I have this habit of walking into phone booths. Maybe because I've never actually used one. With a geek phone that almost makes me coffee, why should I? Maybe it's just my burning urge to make station-to-station calls to Alistair Darling, "This is Colonel Lionel Mandrake..."
Anyway, while I was walking on Parliament street, I remembered that a while back, when I was still at the LSE (doesn't time fly?!), I read an article in the FT that the Exchequer were going to issue Sharia bonds, or, in other words, Islam compliant bonds.
First of all, a bit of a background. A bond, is an I-Owe-You paper issued by the government to which certifies that the government owes the holder of the bond a certain amount of money, and that it agrees to pay a given amount of interest once the bond is mature. Mature, as in, when a bond is issued, it's issued over a certain period of time, up to seven years, and when the time is up, the government will pay you back the money with interest. Unlike stocks, bonds, are technically "risk-free" as in, it's highly unlikely that the government will default on the loan. (This is how a spread is calculated: the risk difference between a bond (risk free) and a stock (price changes, may default - bankruptcy).
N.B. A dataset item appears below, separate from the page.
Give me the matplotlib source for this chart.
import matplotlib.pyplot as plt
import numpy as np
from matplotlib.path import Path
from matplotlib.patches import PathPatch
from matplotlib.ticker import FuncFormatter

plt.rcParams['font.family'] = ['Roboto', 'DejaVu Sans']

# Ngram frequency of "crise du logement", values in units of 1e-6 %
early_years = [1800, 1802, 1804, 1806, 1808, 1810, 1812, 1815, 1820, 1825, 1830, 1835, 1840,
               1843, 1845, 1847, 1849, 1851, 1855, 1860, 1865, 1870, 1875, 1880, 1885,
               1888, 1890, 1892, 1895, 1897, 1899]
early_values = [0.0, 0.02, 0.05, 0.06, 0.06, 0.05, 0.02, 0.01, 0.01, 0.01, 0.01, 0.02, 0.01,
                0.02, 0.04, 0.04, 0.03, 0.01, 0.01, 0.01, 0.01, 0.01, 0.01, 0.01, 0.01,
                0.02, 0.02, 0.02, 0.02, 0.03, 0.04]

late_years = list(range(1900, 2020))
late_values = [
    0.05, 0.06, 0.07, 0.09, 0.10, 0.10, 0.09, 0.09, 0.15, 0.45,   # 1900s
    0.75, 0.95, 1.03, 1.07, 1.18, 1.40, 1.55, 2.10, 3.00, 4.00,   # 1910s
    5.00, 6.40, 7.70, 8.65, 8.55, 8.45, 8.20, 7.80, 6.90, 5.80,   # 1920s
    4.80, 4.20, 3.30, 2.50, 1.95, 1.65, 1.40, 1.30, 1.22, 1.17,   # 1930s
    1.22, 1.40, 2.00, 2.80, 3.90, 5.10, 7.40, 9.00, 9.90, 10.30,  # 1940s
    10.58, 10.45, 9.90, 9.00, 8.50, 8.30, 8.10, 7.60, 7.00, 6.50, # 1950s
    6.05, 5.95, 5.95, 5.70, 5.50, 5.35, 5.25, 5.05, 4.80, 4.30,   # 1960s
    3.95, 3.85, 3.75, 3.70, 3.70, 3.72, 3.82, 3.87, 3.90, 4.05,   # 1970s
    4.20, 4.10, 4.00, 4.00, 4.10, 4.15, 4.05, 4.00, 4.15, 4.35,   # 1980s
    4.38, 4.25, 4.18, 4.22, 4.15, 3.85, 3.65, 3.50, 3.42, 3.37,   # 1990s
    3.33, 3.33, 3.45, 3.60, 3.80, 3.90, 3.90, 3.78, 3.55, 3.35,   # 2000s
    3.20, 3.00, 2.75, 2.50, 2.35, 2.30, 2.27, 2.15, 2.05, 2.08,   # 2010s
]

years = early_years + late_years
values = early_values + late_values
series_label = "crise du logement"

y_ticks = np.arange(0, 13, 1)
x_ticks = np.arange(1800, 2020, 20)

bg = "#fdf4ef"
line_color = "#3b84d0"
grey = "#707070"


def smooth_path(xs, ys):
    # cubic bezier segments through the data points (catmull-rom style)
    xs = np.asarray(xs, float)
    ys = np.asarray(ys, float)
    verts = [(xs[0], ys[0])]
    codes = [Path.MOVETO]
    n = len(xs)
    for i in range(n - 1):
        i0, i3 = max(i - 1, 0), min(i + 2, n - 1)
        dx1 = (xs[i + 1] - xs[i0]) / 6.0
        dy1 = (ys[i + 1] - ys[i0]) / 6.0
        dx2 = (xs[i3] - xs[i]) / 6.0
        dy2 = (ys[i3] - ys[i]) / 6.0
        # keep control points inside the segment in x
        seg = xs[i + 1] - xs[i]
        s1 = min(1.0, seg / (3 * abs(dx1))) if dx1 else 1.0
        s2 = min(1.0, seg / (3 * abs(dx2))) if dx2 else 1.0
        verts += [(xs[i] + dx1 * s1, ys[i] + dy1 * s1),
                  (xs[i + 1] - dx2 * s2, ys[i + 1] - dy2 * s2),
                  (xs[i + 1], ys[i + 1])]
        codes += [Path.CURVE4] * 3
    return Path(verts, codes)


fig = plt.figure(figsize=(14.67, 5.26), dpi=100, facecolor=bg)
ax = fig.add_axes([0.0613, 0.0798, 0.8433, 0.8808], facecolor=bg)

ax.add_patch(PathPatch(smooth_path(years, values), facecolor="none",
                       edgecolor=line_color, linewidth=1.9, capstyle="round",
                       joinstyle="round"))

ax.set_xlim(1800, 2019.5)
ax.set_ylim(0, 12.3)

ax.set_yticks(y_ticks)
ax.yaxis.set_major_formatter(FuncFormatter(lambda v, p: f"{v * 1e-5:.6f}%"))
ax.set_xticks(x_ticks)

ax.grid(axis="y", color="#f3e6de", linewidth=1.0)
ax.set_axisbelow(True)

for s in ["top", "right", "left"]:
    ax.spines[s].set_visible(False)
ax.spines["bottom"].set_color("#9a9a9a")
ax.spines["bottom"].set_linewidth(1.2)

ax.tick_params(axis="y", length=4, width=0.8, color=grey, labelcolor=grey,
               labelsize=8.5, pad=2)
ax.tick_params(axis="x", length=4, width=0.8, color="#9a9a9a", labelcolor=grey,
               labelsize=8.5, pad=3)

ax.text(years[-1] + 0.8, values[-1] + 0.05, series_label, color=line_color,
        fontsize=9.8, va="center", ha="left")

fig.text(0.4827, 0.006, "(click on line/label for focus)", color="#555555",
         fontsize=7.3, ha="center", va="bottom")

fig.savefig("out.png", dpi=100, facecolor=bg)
But, what is important to this post is the interest part, to which, in Islamic law , or Sharia , is not allowed.
Sharia, is the law that governs Islam and how Muslims handle money. According to Sharia, no man can charge a fee just for lending another man a certain amount of money. i.e. interest. Islam preaches that every man has equal rights to do business, as long as there is equal opportunity to everyone, where in a perfect system, every man can either make a profit or loose, or what is called the "Halal" way of doing business. Charging interest, is banned, because technically, when someone gives someone else a loan, that man has to pay him back. If he is also paying an interest for that money, that means the lender is a partner (shareek as ther term is in arabic) in the profits, but not the loss. i.e. It is not an equal opportunity because he always emerges as a profiteer. It is taken to a further level of severity , that charging very high interest (like 10%+ of the loan amount) becomes what is called Ribba in Arabic. i.e. Immoral exploitation of the loaner.
Now, that creates a problem for muslims who may decide to purchase bonds, because they will be making a profit in terms of interest, when the government, basically doesn't loose, and consequently they are making money from money, guarranteed.
Luckily, there is a loophole to this. A bond, is usually backed by an underlying asset. i.e. the cash amount of a bond, technically (but not exactly) can be converted into a certain solid asset, such as gold, land, oil, etc... and a government bond, is backed by the Central Bank, which, is in turn backed by solid assets. Gold the government has, land etcetera. Now, the loophole, is that if these Sharia bonds (called Sukuk in Arabic) are backed by an underlying asset, such as a running business that can, in theory, loose money, so that means there is a possibility of loss.
Although the UK has stalled in issuing these bonds, Indonesia, the largest Islamic country by population (surprised it's not Saudi Arabia or Egypt?) , is leading the way and it has categorized how the Sharia bonds will be structured:
1) “Ijarah” : where the bond is a lease to rent a certain underlying asset.
2) "Mudharabah" : Mudarabah in Arabic means the ability to lower prices to compete in the market, thus sharing the profit.
3) "Musyarakah" : profit and loss sharing.
4) "Istisna" which, in Arabic, means exception, and in the finance context means an exceptional funding to fund a given project.
Regulation Regulation regulation! The one thing probably stalling the issue of these bonds in the United Kingdom, is that our beloved Chancellor isn't too satisfied with the suggested way to regulate them, and the FSA has been summoned to work on that. The issuing of these bonds, will widen the pool of financial products available to Muslims. Although, I guess Mr. Darling, with the cockup the bankers did in the credit shit, isn't being too sloppy with too loose of a regulation.
I personally think that it's not only to capture the local Islamic financial market, but also the global market, estimated at around $500bn. Now the credit crunch has attracted Islamic money, but they do drive a hard bargain. Prince Sultan Bin Nahyan, ruler of the Emirat of Abu Dhabi and co-head of the United Arab Emirates , invested £10 Bn for 30% share of Barclays, in an attempt to bail them out.....
Anyway, I do believe that the Middle East and the Arabs are up an coming when it comes to finance, but as long as they haven't grassped the fact that money is just another commodity like food, oil, wood etc. and interest is just how you make profit from this product, then they still got a long way to go. (Oh shit, did I just implicitly wink at financial derivatives? Ignore please).
I need to go to into a phone booth and call Dr. Strangelove. Enough blabbering.